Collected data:
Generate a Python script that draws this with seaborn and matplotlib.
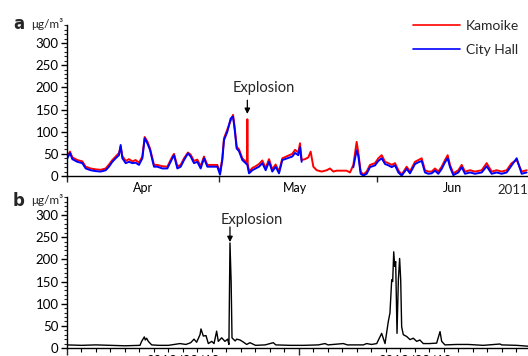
import numpy as np
import pandas as pd
import matplotlib
matplotlib.use("Agg")
import matplotlib.pyplot as plt
import seaborn as sns
from matplotlib.ticker import MultipleLocator, FixedLocator, FuncFormatter, NullFormatter
from matplotlib.lines import Line2D

# ---------------- data ----------------
# panel a: days since 2011-04-01
kamoike_day = [0.07, 0.59, 1.05, 2.03, 3.02, 3.68, 4.66, 5.65, 6.63, 7.62, 8.27, 8.93, 9.59, 10.24, 10.57,
               10.9, 11.56, 12.21, 12.87, 13.52, 14.18, 14.84, 15.3, 15.82, 16.35, 16.81, 17.14, 17.79,
               18.78, 19.76, 20.75, 21.08, 21.73, 22.39, 23.05, 23.83, 24.36, 25.01, 25.67, 26.33, 26.98,
               27.64, 28.62, 29.61, 30.14, 30.59, 30.92, 31.58, 32.24, 32.7, 33.03, 33.42, 33.88, 34.53,
               35.19, 35.45, 35.52, 35.6, 35.85, 36.5, 37.16, 37.82, 38.47, 39.13, 39.79, 40.44, 41.1,
               41.76, 42.41, 43.4, 44.38, 44.91, 45.56, 45.89, 46.22, 46.88, 47.53, 47.99, 48.52, 49.18,
               50.16, 51.15, 51.8, 52.46, 53.11, 54.1, 55.08, 55.74, 56.4, 57.05, 57.38, 57.84, 58.37,
               59.02, 59.68, 60.67, 61.32, 61.98, 62.64, 63.29, 63.95, 64.61, 65.26, 65.92, 66.9, 67.56,
               68.54, 69.2, 69.86, 70.51, 71.17, 71.83, 72.48, 73.14, 73.8, 74.45, 74.98, 75.44, 76.09,
               77.08, 77.74, 78.39, 79.38, 80.36, 81.68, 82.66, 83.64, 84.63, 85.61, 86.6, 87.58, 88.57,
               89.55, 90.53]
kamoike_val = [45, 55, 42, 36, 33, 21, 17, 15, 14, 17, 26, 36, 44, 52, 66,
               45, 34, 38, 33, 36, 30, 44, 88, 78, 62, 40, 25, 25,
               22, 21, 44, 50, 22, 25, 40, 53, 48, 34, 37, 22, 44,
               25, 25, 25, 8, 40, 85, 105, 125, 138, 110, 66, 60, 40,
               33, 30, 128, 28, 10, 18, 22, 27, 35, 18, 38, 15, 26,
               10, 40, 45, 50, 59, 53, 74, 36, 38, 42, 55, 21, 13,
               10, 13, 17, 10, 12, 12, 12, 8, 25, 77, 53, 10, 3,
               10, 25, 29, 40, 47, 32, 29, 25, 29, 13, 3, 21, 10,
               32, 36, 40, 13, 10, 10, 17, 10, 21, 36, 47, 25, 6,
               13, 25, 10, 13, 10, 13, 29, 10, 13, 10, 13, 29, 36,
               10, 13]

cityhall_day_1 = [0.07, 0.59, 1.05, 2.03, 3.02, 3.68, 4.66, 5.65, 6.63, 7.62, 8.27, 8.93, 9.59, 10.24, 10.57,
                  10.9, 11.56, 12.21, 12.87, 13.52, 14.18, 14.84, 15.3, 15.82, 16.35, 16.81, 17.14, 17.79,
                  18.78, 19.76, 20.75, 21.08, 21.73, 22.39, 23.05, 23.83, 24.36, 25.01, 25.67, 26.33, 26.98,
                  27.64, 28.62, 29.61, 30.14, 30.59, 30.92, 31.58, 32.24, 32.7, 33.03, 33.42, 33.88, 34.53,
                  35.19, 35.52, 35.85, 36.5, 37.16, 37.82, 38.47, 39.13, 39.79, 40.44, 41.1, 41.76, 42.41,
                  43.4, 44.38, 44.91, 45.56, 45.89, 46.22]
cityhall_val_1 = [40, 52, 38, 32, 29, 17, 13, 11, 10, 13, 21, 32, 40, 47, 70,
                  40, 29, 32, 29, 30, 25, 40, 85, 74, 59, 36, 21, 21,
                  17, 17, 40, 47, 17, 21, 36, 51, 44, 29, 32, 17, 40,
                  21, 21, 21, 3, 36, 81, 100, 130, 134, 104, 62, 56, 36,
                  29, 25, 6, 13, 17, 21, 29, 13, 32, 10, 21, 6, 36,
                  40, 44, 52, 47, 65, 32]
cityhall_day_2 = [56.4, 57.05, 57.38, 57.84, 58.37, 59.02, 59.68, 60.67, 61.32, 61.98, 62.64, 63.29, 63.95,
                  64.61, 65.26, 65.92, 66.9, 67.56, 68.54, 69.2, 69.86, 70.51, 71.17, 71.83, 72.48, 73.14,
                  73.8, 74.45, 74.98, 75.44, 76.09, 77.08, 77.74, 78.39, 79.38, 80.36, 81.68, 82.66, 83.64,
                  84.63, 85.61, 86.6, 87.58, 88.57, 89.55, 90.53]
cityhall_val_2 = [20, 58, 45, 5, 1, 5, 20, 24, 34, 40, 27, 24, 20,
                  24, 8, 1, 16, 6, 27, 31, 34, 8, 5, 6, 12, 5,
                  16, 31, 40, 20, 2, 8, 20, 5, 8, 5, 8, 22, 5,
                  8, 5, 8, 24, 40, 5, 8]

month_names = ["Apr", "May", "Jun"]
year_label = "2011"

# panel b: hours since 2013-08-18 00:00
b_hour = [0, 1.5, 3, 4.5, 6, 7.55, 7.72, 8.0, 8.1, 8.24, 8.41, 8.76, 9.5, 10.5, 11.69, 12.3, 12.8, 13.14,
          13.41, 13.76, 13.86, 14.1, 14.38, 14.62, 14.97, 15.21, 15.48, 15.65, 16.0, 16.34, 16.62, 16.75,
          16.86, 16.98, 17.07, 17.2, 17.4, 17.55, 17.9, 18.2, 18.59, 18.93, 19.5, 20.5, 21.34, 21.6,
          23.07, 24.5, 26.0, 26.69, 27.0, 28.59, 29.0, 29.27, 30.65, 31.0, 31.5, 32.04, 32.55, 32.9,
          33.24, 33.41, 33.59, 33.69, 33.8, 33.9, 34.0, 34.14, 34.28, 34.41, 34.52, 34.62, 34.79, 35.14,
          35.48, 35.83, 36.17, 36.5, 36.86, 37.5, 38.24, 38.59, 38.76, 39.1, 40.31, 41.5, 43.07, 44.79,
          44.97, 46.52, 47.72]
b_val = [7, 6, 7, 6, 5, 6, 15, 25, 18, 22, 15, 7, 6, 6, 10, 8, 12, 20,
         13, 30, 43, 27, 28, 10, 15, 10, 38, 15, 23, 15, 20, 8,
         237, 150, 23, 20, 16, 20, 18, 14, 8, 12, 6, 7, 12, 7,
         6, 6, 7, 10, 7, 10, 7, 7, 7, 10, 8, 10, 33, 10,
         60, 79, 154, 150, 217, 184, 195, 33, 154, 202, 154, 48, 30, 26,
         19, 22, 15, 18, 10, 10, 11, 37, 15, 7, 8, 8, 6, 9,
         7, 6, 4]
b_day_labels = ["2013/08/18", "2013/08/19"]

# ---------------- figure ----------------
sns.set_theme(style="ticks")
plt.rcParams["font.family"] = ["Lato", "DejaVu Sans"]
plt.rcParams["axes.linewidth"] = 1.0

W, H = 528, 356
fig = plt.figure(figsize=(W / 100, H / 100), dpi=100)


def rect(l, t, r, b):
    return [l / W, 1 - b / H, (r - l) / W, (b - t) / H]


axa = fig.add_axes(rect(67, 25.3, 528, 176))
axb = fig.add_axes(rect(67, 197.3, 528, 348))

RED = "#ff0000"
BLUE = "#0000ff"

dfa = pd.concat([
    pd.DataFrame({"day": kamoike_day, "val": kamoike_val, "station": "Kamoike", "seg": "k"}),
    pd.DataFrame({"day": cityhall_day_1, "val": cityhall_val_1, "station": "City Hall", "seg": "c1"}),
    pd.DataFrame({"day": cityhall_day_2, "val": cityhall_val_2, "station": "City Hall", "seg": "c2"}),
], ignore_index=True)

sns.lineplot(data=dfa, x="day", y="val", hue="station", units="seg", estimator=None, sort=False,
             palette={"Kamoike": RED, "City Hall": BLUE}, linewidth=1.4, legend=False, ax=axa)

dfb = pd.DataFrame({"hour": b_hour, "val": b_val})
sns.lineplot(data=dfb, x="hour", y="val", color="black", linewidth=1.0, estimator=None, sort=False,
             legend=False, ax=axb)

for ax in (axa, axb):
    ax.set_ylim(0, 340)
    ax.yaxis.set_minor_locator(MultipleLocator(10))
    ax.set_yticks([0, 50, 100, 150, 200, 250, 300])
    ax.tick_params(axis="y", which="major", direction="out", length=4, width=1, labelsize=9.5, pad=2,
                   colors="black")
    ax.tick_params(axis="y", which="minor", direction="out", length=2, width=0.8)
    ax.set_xlabel("")
    ax.set_ylabel("")
    for s in ("top", "right"):
        ax.spines[s].set_visible(False)
    for s in ("left", "bottom"):
        ax.spines[s].set_color("black")
    ax.set_facecolor("white")

# panel a x axis (months)
axa.set_xlim(0, 90.8)
month_starts = [0, 30, 61, 91]
month_mids = [15, 45, 76]
axa.xaxis.set_major_locator(FixedLocator(month_starts))
axa.xaxis.set_major_formatter(NullFormatter())
axa.xaxis.set_minor_locator(FixedLocator(month_mids))
axa.xaxis.set_minor_formatter(FuncFormatter(lambda v, p: month_names[p] if p < len(month_names) else ""))
axa.tick_params(axis="x", which="major", direction="out", length=4, width=1)
axa.tick_params(axis="x", which="minor", length=0, labelsize=9, pad=4, colors="black")
axa.text(1.0, -0.05, year_label, transform=axa.transAxes, ha="right", va="top", fontsize=9.5)

# panel b x axis (hours)
axb.set_xlim(0, 47.69)
axb.xaxis.set_major_locator(FixedLocator([0, 24, 48]))
axb.xaxis.set_major_formatter(NullFormatter())
axb.xaxis.set_minor_locator(MultipleLocator(1.5))
label_pos = {12.0: b_day_labels[0], 36.0: b_day_labels[1]}
axb.xaxis.set_minor_formatter(FuncFormatter(lambda v, p: label_pos.get(round(v, 1), "")))
axb.tick_params(axis="x", which="major", direction="out", length=5, width=1)
axb.tick_params(axis="x", which="minor", direction="out", length=3, width=0.8, labelsize=9.5, pad=1.5,
                colors="black")

# explosion annotations: vertical arrow with label above
arrow_kw = dict(arrowstyle="-|>", color="black", lw=0.9, mutation_scale=8, shrinkA=0, shrinkB=0)
axa.annotate("", xy=(35.52, 140), xytext=(35.52, 171), arrowprops=arrow_kw, annotation_clip=False)
axa.text(38.8, 198, "Explosion", ha="center", va="center", fontsize=10.5)
axb.annotate("", xy=(16.86, 239), xytext=(16.86, 273), arrowprops=arrow_kw, annotation_clip=False)
axb.text(19.1, 289, "Explosion", ha="center", va="center", fontsize=10.5)

# legend
handles = [Line2D([], [], color=RED, lw=1.2), Line2D([], [], color=BLUE, lw=1.2)]
fig.legend(handles, ["Kamoike", "City Hall"], loc="upper left", bbox_to_anchor=(413 / W, 1 - 20 / H),
           bbox_transform=fig.transFigure, frameon=False, fontsize=10, handlelength=3.4,
           handletextpad=0.4, labelspacing=0.85, borderpad=0, borderaxespad=0)

# panel letters and units
fig.text(13 / W, 1 - 24 / H, "a", fontsize=12, fontweight="bold", family="DejaVu Sans", va="center")
fig.text(31 / W, 1 - 24 / H, "μg/m³", fontsize=8.5, va="center")
fig.text(13 / W, 1 - 201 / H, "b", fontsize=12, fontweight="bold", family="DejaVu Sans", va="center")
fig.text(31 / W, 1 - 200 / H, "μg/m³", fontsize=8.5, va="center")

fig.savefig("out.png", dpi=100, facecolor="white")
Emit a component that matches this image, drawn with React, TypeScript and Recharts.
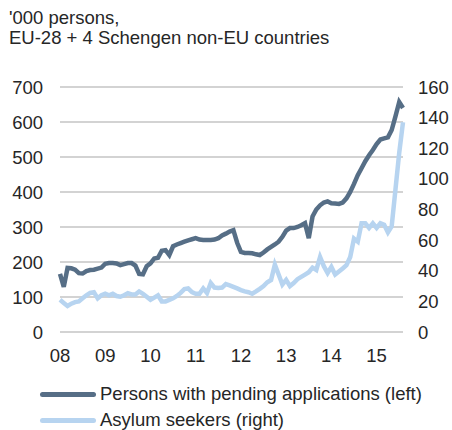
import { LineChart, Line, XAxis, YAxis, CartesianGrid } from 'recharts';

// monthly, Jan 2008 .. Aug 2015
const pending = [
  166, 129, 183, 182, 178, 168, 167, 174, 177, 178, 181, 184,
  195, 197, 197, 196, 191, 194, 197, 197, 190, 166, 165, 188,
  196, 210, 212, 232, 234, 220, 245, 250, 254, 258, 262, 265,
  268, 264, 263, 263, 263, 264, 268, 276, 281, 287, 291, 255,
  229, 226, 226, 225, 222, 220, 227, 236, 243, 250, 258, 272,
  290, 297, 297, 300, 305, 311, 268, 330, 350, 362, 370, 373,
  368, 367, 366, 370, 382, 400, 423, 448, 468, 488, 505, 520,
  537, 550, 553, 556, 577, 616, 657, 640,
];

const asylum = [
  21, 19, 17, 18.5, 19.5, 20, 22, 24, 25.5, 26, 22, 24,
  25, 24, 25, 23.5, 23, 24, 25.3, 24.5, 24.5, 26.5, 25, 23,
  21, 22.5, 24, 20, 20, 21, 22, 23.5, 25.5, 28, 28.5, 26,
  25, 25, 28.5, 25.5, 32, 29, 28.7, 29, 31.3, 30.5, 29.5, 28.5,
  27.4, 26.5, 26, 25, 26.5, 28.2, 30, 32.5, 34, 44, 37.5, 31,
  34, 30, 32, 34.5, 36, 37.5, 39, 42, 40.5, 49, 43, 38.5,
  42.5, 37.5, 39.5, 41.5, 43.7, 49, 61, 59, 71, 71, 68, 71,
  68, 71, 70, 65, 69, 93, 117, 137,
];

const yearLabels = ['08', '09', '10', '11', '12', '13', '14', '15'];
const leftTicks = [0, 100, 200, 300, 400, 500, 600, 700];
const rightTicks = [0, 20, 40, 60, 80, 100, 120, 140, 160];

const SERIES = [
  { key: 'pending', name: 'Persons with pending applications (left)', color: '#566e86', axis: 'left' },
  { key: 'asylum', name: 'Asylum seekers (right)', color: '#b7d4f0', axis: 'right' },
];

const data = pending.map((p, i) => ({ i, pending: p, asylum: asylum[i] }));

const FONT = '"Liberation Sans", Arial, sans-serif';
const TEXT = '#262626';
const FS = 18.5;
const tick = { fill: TEXT, fontSize: FS, fontFamily: FONT };

export default function App() {
  return (
    <div style={{ position: 'absolute', left: 0, top: 0, width: 452, height: 430, background: '#fff', fontFamily: FONT, color: TEXT }}>
      {/* Title */}
      <div style={{ position: 'absolute', left: 9, top: 8, fontSize: FS, lineHeight: '20px' }}>
        '000 persons,<br />EU-28 + 4 Schengen non-EU countries
      </div>

      <LineChart width={452} height={430} data={data} margin={{ top: 87, right: 0, bottom: 68, left: 0 }}>
        <CartesianGrid yAxisId="left" vertical={false} stroke="#a8a8a8" strokeWidth={1.2} />
        <XAxis
          dataKey="i" type="number" domain={[0, 91]} ticks={yearLabels.map((_, k) => k * 12)}
          tickFormatter={(v: number) => yearLabels[v / 12]} axisLine={false} tickLine={false}
          tickSize={0} tickMargin={17} height={30} tick={tick} interval={0}
        />
        <YAxis
          yAxisId="left" domain={[0, 700]} ticks={leftTicks} width={60} axisLine={false} tickLine={false}
          tickSize={0} tickMargin={17} tick={tick} interval={0}
        />
        <YAxis
          yAxisId="right" orientation="right" domain={[0, 160]} ticks={rightTicks} width={49} axisLine={false}
          tickLine={false} tickSize={0} tickMargin={15} tick={{ ...tick, textAnchor: 'start' }} interval={0}
        />
        {SERIES.slice().reverse().map((s) => (
          <Line
            key={s.key} yAxisId={s.axis} dataKey={s.key} stroke={s.color} strokeWidth={4.5}
            dot={false} isAnimationActive={false} type="linear" strokeLinejoin="miter"
          />
        ))}
      </LineChart>

      {/* Legend */}
      <div style={{ position: 'absolute', left: 40, top: 381, fontSize: FS, lineHeight: '26px' }}>
        {SERIES.map((s) => (
          <div key={s.key} style={{ display: 'flex', alignItems: 'center', height: 26 }}>
            <div style={{ width: 56, height: 5, borderRadius: 3, background: s.color, marginRight: 4 }} />
            <span>{s.name}</span>
          </div>
        ))}
      </div>
    </div>
  );
}
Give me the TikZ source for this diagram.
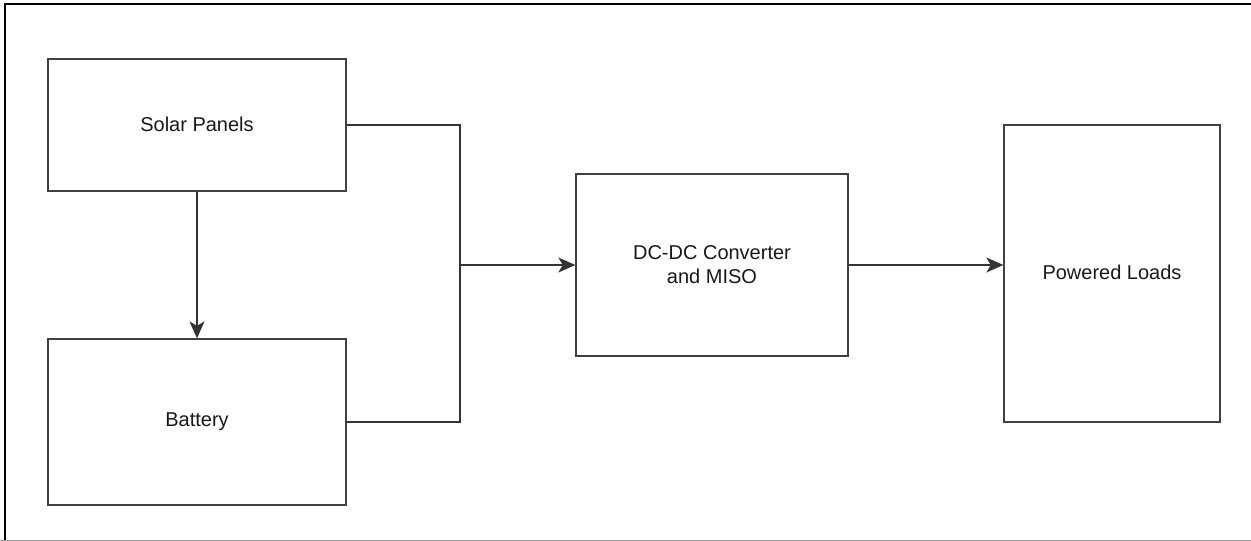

TASK DETAILS:
Above are the records; repeat their lines from the first through the line containing "from matplotlib.lines import Line2D", and leave out each picture.

THE RESULT:
Generate a Python script that draws this with seaborn and matplotlib.
import numpy as np
import pandas as pd
import matplotlib
matplotlib.use("Agg")
import matplotlib.pyplot as plt
import seaborn as sns
from matplotlib.ticker import MultipleLocator, FixedLocator, FuncFormatter, NullFormatter
from matplotlib.lines import Line2D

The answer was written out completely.